'THE SCRIBBLING TROLLOPE' TO HER GRANDDAUGHTER?

GENLIS (Madame de, STÉPHANIE-FÉLICITÉ DU CREST DE SAINT-AUBIN, 1746-1830, French writer) FINE AUTOGRAPH LETTER SIGNED ('D. Genlis'), in French, TO HER GRAND- DAUGHTER PAMELA FITZGERALD ('pamy'), daughter of the Irish republican Lord Edward Fitzgerald (1763-1798) and his wife Pamela, the latter the daughter or 'adopted' daughter of Madame de Genlis herself, instructing her that the 'greatest happiness in this life is to love what one ought to love' and, that while she should take pleasure in the difficulty of learning German, she should never equate German literature with English or French literature, partly because it is 'brand new' ('...There are things of great beauty in several of their works [but] they possess not a single good work.

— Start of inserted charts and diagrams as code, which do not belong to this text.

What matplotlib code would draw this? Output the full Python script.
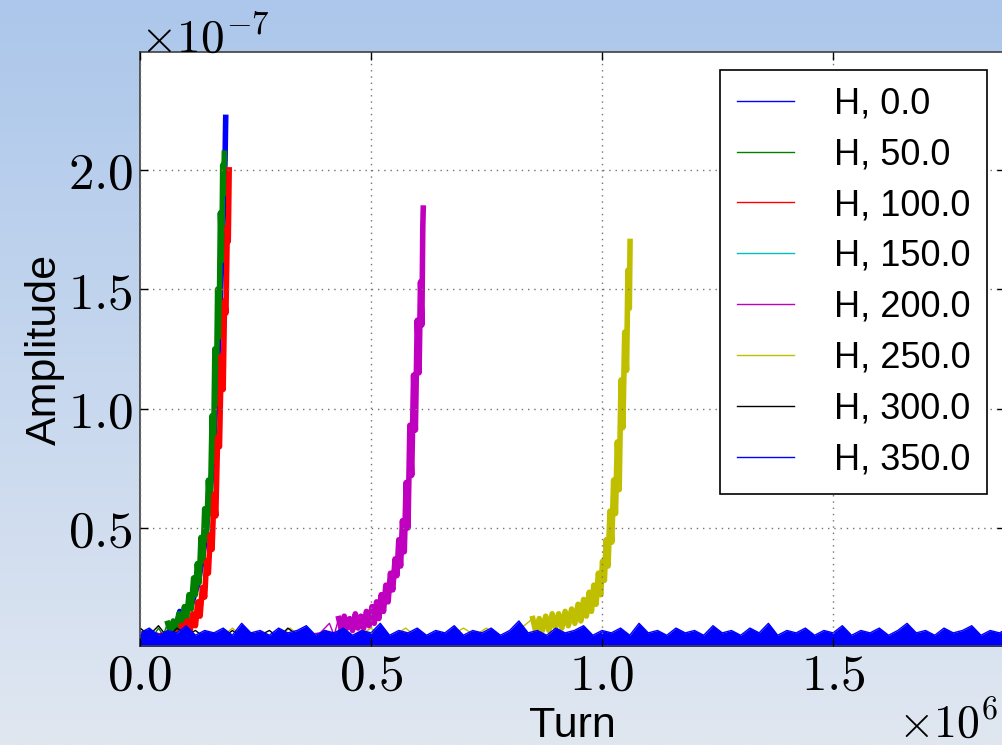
import matplotlib
matplotlib.use("Agg")
import matplotlib.pyplot as plt
import numpy as np
from matplotlib.ticker import FixedLocator, FuncFormatter

# ---------------- data (turn in units of 1e6, amplitude in units of 1e-7) ----------------
labels = ["H, 0.0", "H, 50.0", "H, 100.0", "H, 150.0", "H, 200.0", "H, 250.0", "H, 300.0", "H, 350.0"]
colors = ["b", "g", "r", "c", "m", "y", "k", "b"]

# H, 0.0
base_t_0 = [0.000, 0.012, 0.024, 0.036, 0.048, 0.060, 0.070]
base_a_0 = [0.05, 0.07, 0.04, 0.06, 0.05, 0.07, 0.09]
grow_t_0 = [0.070, 0.078, 0.086, 0.094, 0.102, 0.110, 0.118, 0.126, 0.134, 0.142,
            0.149, 0.155, 0.160, 0.165, 0.170, 0.174, 0.178, 0.181, 0.184, 0.1855]
grow_a_0 = [0.09, 0.08, 0.15, 0.10, 0.16, 0.17, 0.22, 0.27, 0.36, 0.46,
            0.60, 0.72, 0.88, 1.06, 1.28, 1.47, 1.68, 1.86, 2.04, 2.22]

# H, 50.0
base_t_50 = [0.000, 0.010, 0.020, 0.030, 0.040, 0.050, 0.060]
base_a_50 = [0.04, 0.06, 0.04, 0.05, 0.08, 0.05, 0.10]
grow_t_50 = [0.060, 0.066, 0.072, 0.078, 0.084, 0.090, 0.096, 0.101, 0.106, 0.111,
             0.116, 0.120, 0.124, 0.128, 0.132, 0.136, 0.140, 0.144, 0.148, 0.152,
             0.156, 0.159, 0.162, 0.165, 0.168, 0.171, 0.174, 0.177, 0.179, 0.181, 0.1825]
grow_a_50 = [0.10, 0.06, 0.11, 0.07, 0.14, 0.08, 0.17, 0.12, 0.22, 0.16,
             0.29, 0.22, 0.35, 0.27, 0.46, 0.36, 0.58, 0.45, 0.70, 0.56,
             0.97, 0.78, 1.25, 1.02, 1.50, 1.30, 1.82, 1.62, 2.02, 1.90, 2.07]

# H, 100.0
base_t_100 = [0.000, 0.015, 0.030, 0.045, 0.060, 0.075, 0.090]
base_a_100 = [0.04, 0.05, 0.04, 0.06, 0.04, 0.06, 0.09]
grow_t_100 = [0.090, 0.096, 0.102, 0.108, 0.114, 0.120, 0.125, 0.130, 0.135, 0.140,
              0.144, 0.148, 0.152, 0.156, 0.160, 0.164, 0.168, 0.172, 0.176, 0.180,
              0.183, 0.186, 0.189, 0.191, 0.193]
grow_a_100 = [0.09, 0.05, 0.11, 0.06, 0.14, 0.09, 0.19, 0.13, 0.25, 0.21,
              0.36, 0.31, 0.47, 0.41, 0.64, 0.55, 0.88, 0.84, 1.22, 1.08,
              1.45, 1.40, 1.76, 1.70, 2.00]

# H, 150.0 (stays in the noise floor, hidden)
base_t_150 = [0.00, 0.05, 0.10, 0.15, 0.20]
base_a_150 = [0.03, 0.04, 0.02, 0.04, 0.03]

# H, 200.0
base_t_200 = [0.00, 0.05, 0.10, 0.15, 0.20, 0.25, 0.30, 0.35, 0.39, 0.41, 0.42, 0.430]
base_a_200 = [0.04, 0.05, 0.04, 0.05, 0.04, 0.05, 0.04, 0.05, 0.06, 0.10, 0.05, 0.12]
grow_t_200 = [0.430, 0.436, 0.442, 0.448, 0.454, 0.460, 0.466, 0.472, 0.478, 0.484,
              0.490, 0.496, 0.502, 0.507, 0.512, 0.517, 0.522, 0.527, 0.532, 0.537,
              0.542, 0.547, 0.552, 0.556, 0.560, 0.564, 0.568, 0.572, 0.576, 0.580,
              0.584, 0.588, 0.592, 0.596, 0.600, 0.604, 0.607, 0.610, 0.612, 0.613]
grow_a_200 = [0.12, 0.07, 0.13, 0.08, 0.12, 0.07, 0.14, 0.08, 0.13, 0.08,
              0.15, 0.09, 0.17, 0.10, 0.19, 0.12, 0.22, 0.15, 0.26, 0.19,
              0.31, 0.24, 0.37, 0.30, 0.45, 0.34, 0.53, 0.40, 0.69, 0.50,
              0.93, 0.72, 1.14, 0.91, 1.37, 1.15, 1.53, 1.35, 1.76, 1.84]

# H, 250.0
base_t_250 = [0.000, 0.025, 0.050, 0.075, 0.100, 0.125, 0.150, 0.175, 0.200, 0.225,
              0.250, 0.275, 0.300, 0.325, 0.350, 0.375, 0.400, 0.425, 0.450, 0.475,
              0.500, 0.525, 0.550, 0.575, 0.600, 0.625, 0.650, 0.675, 0.700, 0.725,
              0.750, 0.775, 0.800, 0.825, 0.850]
base_a_250 = [0.08, 0.04, 0.05, 0.04, 0.05, 0.04, 0.05, 0.04, 0.08, 0.04,
              0.05, 0.04, 0.05, 0.08, 0.04, 0.05, 0.04, 0.05, 0.04, 0.05,
              0.08, 0.04, 0.05, 0.08, 0.04, 0.05, 0.04, 0.05, 0.08, 0.05,
              0.08, 0.04, 0.05, 0.08, 0.12]
grow_t_250 = [0.850, 0.857, 0.864, 0.871, 0.878, 0.885, 0.892, 0.899, 0.906, 0.913,
              0.920, 0.927, 0.934, 0.941, 0.948, 0.954, 0.960, 0.966, 0.972, 0.977,
              0.982, 0.987, 0.992, 0.997, 1.001, 1.005, 1.009, 1.013, 1.017, 1.021,
              1.025, 1.029, 1.033, 1.037, 1.041, 1.045, 1.049, 1.053, 1.056, 1.059, 1.0606]
grow_a_250 = [0.12, 0.06, 0.12, 0.07, 0.13, 0.07, 0.14, 0.08, 0.14, 0.08,
              0.15, 0.09, 0.16, 0.10, 0.18, 0.11, 0.20, 0.13, 0.23, 0.15,
              0.26, 0.18, 0.31, 0.22, 0.36, 0.28, 0.45, 0.34, 0.57, 0.44,
              0.70, 0.56, 0.86, 0.66, 1.12, 0.92, 1.32, 1.16, 1.58, 1.42, 1.70]

# H, 300.0
base_t_300 = [0.00, 0.02, 0.04, 0.06, 0.08, 0.10, 0.12, 0.14, 0.16, 0.18,
              0.20, 0.22, 0.24, 0.26, 0.28, 0.30, 0.32, 0.34, 0.36, 0.38,
              0.40, 0.42, 0.44, 0.46, 0.48, 0.50]
base_a_300 = [0.08, 0.05, 0.09, 0.04, 0.08, 0.05, 0.07, 0.04, 0.06, 0.04,
              0.07, 0.04, 0.06, 0.05, 0.07, 0.04, 0.08, 0.05, 0.08, 0.04,
              0.07, 0.05, 0.08, 0.04, 0.07, 0.05]

# H, 350.0 (noise floor over the whole run)
base_t_350 = [0.00, 0.02, 0.04, 0.06, 0.08, 0.10, 0.12, 0.14, 0.16, 0.18,
              0.20, 0.22, 0.24, 0.26, 0.28, 0.30, 0.32, 0.34, 0.36, 0.38,
              0.40, 0.42, 0.44, 0.46, 0.48, 0.50, 0.52, 0.54, 0.56, 0.58,
              0.60, 0.62, 0.64, 0.66, 0.68, 0.70, 0.72, 0.74, 0.76, 0.78,
              0.80, 0.82, 0.84, 0.86, 0.88, 0.90, 0.92, 0.94, 0.96, 0.98,
              1.00, 1.02, 1.04, 1.06, 1.08, 1.10, 1.12, 1.14, 1.16, 1.18,
              1.20, 1.22, 1.24, 1.26, 1.28, 1.30, 1.32, 1.34, 1.36, 1.38,
              1.40, 1.42, 1.44, 1.46, 1.48, 1.50, 1.52, 1.54, 1.56, 1.58,
              1.60, 1.62, 1.64, 1.66, 1.68, 1.70, 1.72, 1.74, 1.76, 1.78,
              1.80, 1.82, 1.84, 1.86, 1.88]
base_a_350 = [0.06, 0.08, 0.05, 0.07, 0.06, 0.09, 0.05, 0.07, 0.06, 0.08,
              0.05, 0.10, 0.06, 0.07, 0.05, 0.08, 0.06, 0.07, 0.09, 0.05,
              0.07, 0.06, 0.08, 0.05, 0.07, 0.06, 0.10, 0.05, 0.07, 0.06,
              0.08, 0.05, 0.07, 0.06, 0.09, 0.05, 0.07, 0.06, 0.08, 0.05,
              0.07, 0.11, 0.06, 0.07, 0.05, 0.08, 0.06, 0.07, 0.09, 0.05,
              0.07, 0.06, 0.08, 0.05, 0.10, 0.06, 0.07, 0.05, 0.08, 0.06,
              0.07, 0.05, 0.09, 0.06, 0.07, 0.05, 0.08, 0.06, 0.10, 0.05,
              0.07, 0.06, 0.08, 0.05, 0.07, 0.06, 0.09, 0.05, 0.07, 0.06,
              0.08, 0.05, 0.07, 0.10, 0.06, 0.07, 0.05, 0.08, 0.06, 0.07,
              0.09, 0.05, 0.07, 0.06, 0.08]

x_ticks = [0.0, 0.5, 1.0, 1.5]
y_ticks = [0.5, 1.0, 1.5, 2.0]

# ---------------- styling ----------------
plt.rcParams["mathtext.fontset"] = "cm"
plt.rcParams["font.family"] = ["Liberation Sans", "DejaVu Sans"]

W, H = 1003, 745
fig = plt.figure(figsize=(W / 100, H / 100), dpi=100)

# gradient background
bg = fig.add_axes([0, 0, 1, 1], zorder=-10)
bg.axis("off")
top = np.array([172, 199, 235]) / 255.0
bot = np.array([224, 231, 241]) / 255.0
f = np.linspace(0, 1, 256)[:, None]
grad = (top[None, :] * (1 - f) + bot[None, :] * f)[:, None, :]
bg.imshow(grad, aspect="auto", extent=[0, 1, 0, 1], origin="upper")
bg.set_xlim(0, 1)
bg.set_ylim(0, 1)

ax = fig.add_axes([140 / W, 1 - 646 / H, (1005 - 140) / W, (646 - 52) / H])
ax.set_facecolor("white")

series = [
    (base_t_0, base_a_0, grow_t_0, grow_a_0),
    (base_t_50, base_a_50, grow_t_50, grow_a_50),
    (base_t_100, base_a_100, grow_t_100, grow_a_100),
    (base_t_150, base_a_150, None, None),
    (base_t_200, base_a_200, grow_t_200, grow_a_200),
    (base_t_250, base_a_250, grow_t_250, grow_a_250),
    (base_t_300, base_a_300, None, None),
    (base_t_350, base_a_350, None, None),
]

handles = []
for i, (bt, ba, gt, ga) in enumerate(series):
    c = colors[i]
    if i == 7:
        ax.fill_between(bt, 0, ba, color=c, lw=0, zorder=2)
    ln, = ax.plot(bt, ba, color=c, lw=1.0, label=labels[i], zorder=2)
    handles.append(ln)
    if gt is not None:
        ax.plot(gt, ga, color=c, lw=4.0, zorder=2, solid_joinstyle="round")

ax.set_xlim(0, 1.872)
ax.set_ylim(0.005, 2.494)

ax.xaxis.set_major_locator(FixedLocator(x_ticks))
ax.yaxis.set_major_locator(FixedLocator(y_ticks))
fmt = FuncFormatter(lambda v, p: r"$%.1f$" % v)
ax.xaxis.set_major_formatter(fmt)
ax.yaxis.set_major_formatter(fmt)
ax.tick_params(axis="both", which="major", direction="in", top=True, right=True,
               length=6, width=1.0, color="k", labelsize=37)
ax.tick_params(axis="x", pad=4)
ax.tick_params(axis="y", pad=5)

ax.grid(True, color="0.45", linestyle=(0, (1, 3.5)), lw=1.0)
ax.set_axisbelow(False)
for s in ax.spines.values():
    s.set_color("0.25")
    s.set_linewidth(1.2)

ax.set_xlabel("Turn", fontsize=31, labelpad=4)
ax.set_ylabel("Amplitude", fontsize=31, labelpad=2)

fig.text(140 / W, 1 - 52.5 / H, r"$\times10^{-7}$", fontsize=34, ha="left", va="baseline")
fig.text(998 / W, 8 / H, r"$\times10^{6}$", fontsize=33, ha="right", va="baseline")

leg = ax.legend(handles=handles, loc="upper right", fontsize=26, frameon=True,
                fancybox=False, framealpha=1.0, edgecolor="k",
                handlelength=1.6, handletextpad=1.1, labelspacing=0.44,
                borderpad=0.45, borderaxespad=0.5)
leg.get_frame().set_linewidth(1.2)
leg.set_zorder(5)

fig.savefig("out.png", dpi=100)
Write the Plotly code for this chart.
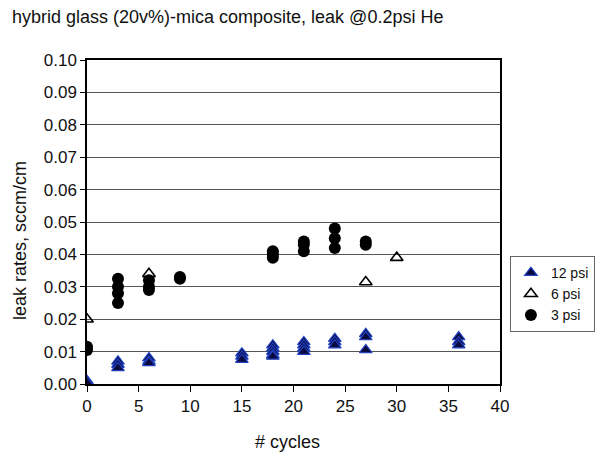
import plotly.graph_objects as go

# 12 psi (filled triangles)
x12 = [0, 0, 3, 3, 3, 6, 6, 6, 15, 15, 15, 18, 18, 18, 18, 18, 21, 21, 21, 21, 24, 24, 24, 27, 27, 27, 36, 36, 36]
y12 = [0.001, 0.0005, 0.007, 0.006, 0.005, 0.008, 0.007, 0.0065, 0.0095, 0.0085, 0.0075,
       0.012, 0.011, 0.010, 0.009, 0.0085, 0.013, 0.012, 0.011, 0.010, 0.014, 0.013, 0.012,
       0.0155, 0.0145, 0.0105, 0.0145, 0.013, 0.012]
# 6 psi (open triangles)
x6 = [0, 6, 27, 30]
y6 = [0.020, 0.034, 0.0315, 0.039]
# 3 psi (filled circles)
x3 = [0, 0, 3, 3, 3, 3, 6, 6, 6, 9, 9, 18, 18, 18, 21, 21, 21, 24, 24, 24, 27, 27]
y3 = [0.0115, 0.0105, 0.0325, 0.030, 0.028, 0.025, 0.032, 0.030, 0.029, 0.033, 0.0325,
      0.041, 0.040, 0.039, 0.044, 0.043, 0.041, 0.048, 0.045, 0.042, 0.044, 0.043]

x_ticks = [0, 5, 10, 15, 20, 25, 30, 35, 40]
y_ticks = [i / 100 for i in range(11)]

font = "Liberation Sans, Arial, sans-serif"
W, H = 600, 449  # page has an 8px body margin
PL, PT, PW, PH = 79, 52, 413, 324

fig = go.Figure()
fig.add_trace(go.Scatter(x=x12, y=y12, mode="markers", name="12 psi",
                         marker=dict(symbol="triangle-up", size=11, color="#0a0a40",
                                     line=dict(color="#2040c0", width=1.2))))
fig.add_trace(go.Scatter(x=x6, y=y6, mode="markers", name="6 psi",
                         marker=dict(symbol="triangle-up-open", size=11, color="black",
                                     line=dict(width=1.6))))
fig.add_trace(go.Scatter(x=x3, y=y3, mode="markers", name="3 psi",
                         marker=dict(symbol="circle", size=12, color="black")))

fig.update_layout(
    width=W, height=H,
    paper_bgcolor="white", plot_bgcolor="white",
    margin=dict(l=PL, r=W - PL - PW, t=PT, b=H - PT - PH, autoexpand=False),
    font=dict(family=font, size=16, color="#111"),
    title=dict(text="hybrid glass (20v%)-mica composite, leak @0.2psi He",
               x=4 / W, xanchor="left", y=1 - 9 / H, yanchor="middle",
               xref="container", yref="container",
               font=dict(size=18, family=font, color="#111"), automargin=False),
    showlegend=True,
    legend=dict(x=1.024, y=0.395, xanchor="left", yanchor="top",
                bordercolor="#666", borderwidth=1, bgcolor="white",
                font=dict(size=14), itemwidth=30, tracegroupgap=0),
    xaxis=dict(range=[0, 40], tickvals=x_ticks, ticktext=[str(v) for v in x_ticks],
               showgrid=False, zeroline=False, showline=True, linecolor="black",
               linewidth=1.5, mirror=True, ticks="outside", ticklen=6,
               tickcolor="black", automargin=False, tickfont=dict(size=17)),
    yaxis=dict(range=[0, 0.10], tickvals=y_ticks,
               ticktext=[f"{v:.2f}" for v in y_ticks],
               showgrid=True, gridcolor="#555", gridwidth=1.2, zeroline=False,
               showline=True, linecolor="black", linewidth=1.5, mirror=True,
               ticks="outside", ticklen=5, tickcolor="black", automargin=False,
               tickfont=dict(size=17)),
    annotations=[
        dict(text="# cycles", xref="paper", yref="paper",
             x=(279 - PL) / PW, y=-(434 - PT - PH) / PH, xanchor="center", yanchor="middle",
             showarrow=False, font=dict(size=18, family=font, color="#111")),
        dict(text="leak rates, sccm/cm", xref="paper", yref="paper", textangle=-90,
             x=-(PL - 12) / PW, y=(PT + PH - 233) / PH, xanchor="center", yanchor="middle",
             showarrow=False, font=dict(size=18, family=font, color="#111")),
    ],
)

fig.write_html("out.html")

They are imitators of the English, without having that true innate taste that is to be found in all English authors, even those of second rank, and which the great authors of your own nation have to an outstanding degree. There is a certain affectation and blandness in sentimental works in German which make for dull reading, and some incomprehensible gibberish besides...'); Madame de Genlis also gives her news of the younger Pamela's 'loving and excellent' mother ('...She has become plumper, whiter and younger and as pretty as an angel...improving her mind and her talents: she paints and engraves beautifully, and adds to her various delightful and instructive collections...'), stresses how much her mother loves her ('...Her love for you, so natural, is very touching: you fill her heart, her thoughts and her imagination...'), and sends her a copy of her own 'Moïse' ('...it is said to be of some interest and more carefully done than anything else I have written...'); she ends 'I kiss you from the depth of my soul', 2 pages, quarto, integral address panel 'Pour Miss FitzGerald', lightly foxed, 1 December 1812

Whether or not the elder Pamela Fitzgerald (1776?-1831) was anything more than Madame de Genlis's 'adopted' daughter has always been open to controversy though the probability is that she was and that the father was the Duke of Orleans (Égalité). Horace Walpole, who called Madame de Genlis 'the scribbling trollope', said she had educated Pamela 'to be very like herself in the face.' At this time of the present letter the elder Pamela was living in Toulouse while her children were in Ireland. The younger Pamela, known in the family as 'little Pam', was later married to General Sir Guy Campbell.